A longitudinal qualitative study of collegiate mentoring experiences in the Nebraska Human Resources Research Foundation
Mentoring has been found to positively contribute to leadership development, yet little research has been conducted regarding collegiate mentoring programs. This longitudinal qualitative study discusses the experiences of nine adults who served as collegiate mentors (counselors) in the Nebraska Human Resources Research Foundation (NHRRF) mentoring program at the University of Nebraska-Lincoln from 1971–2001. NHRRF was founded in 1949 by William E. Hall under the philosophy that the greatest resource is the human resource and that talented people learn best by building on their strengths.
Since 1988, the foundation's programs have been administered through the Nebraska Human Resources Institute (NHRI). Following the introductory and literature review chapters, this dissertation presents three manuscripts that explore specific research questions relevant to understanding the history, structure, experiences, and impacts of NHRRF. Multiple, lengthy interviews were conducted with former collegiate counselors who were purposefully selected, and archival documents were researched. Chapter Four uses a case study approach to explore the history, and structural features of NHRRF. Chapters Five and Six use a phenomenological approach to explore mentor experiences. Chapter Five reveals the cognitive and cultural impacts on the participants, while Chapter Six explores the “ripple effect” of the organization on others.
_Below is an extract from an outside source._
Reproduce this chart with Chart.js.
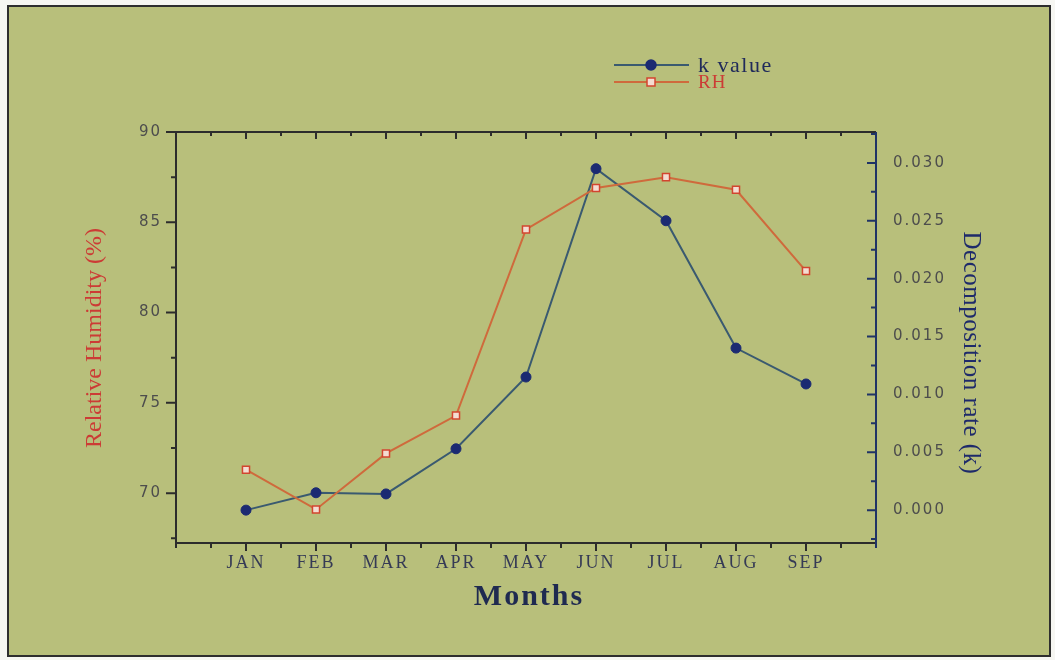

This study found that former counselors participated throughout a continuum of four decades in this ongoing leadership mentoring program and themes, concepts, terminology, and attitudes served as common denominators that survived into their adult lives. Participants spoke of building relationships, identifying and mirroring strengths, developing leadership skills, listening effectively, and demonstrating empathy, and “reinvesting” these in others. Applicable leadership theories include: transformational, critical transformational, beta, and servant leadership.
These findings suggest that this program impacts leadership development through an undergraduate course exploring dimensions of leadership; by mentors investing in long-term, positive relationships with their peers and protégés; through the NHRRF/NHRI structure where mentors invest time, adapt to the needs of protégés, and maximize theirs and others potential.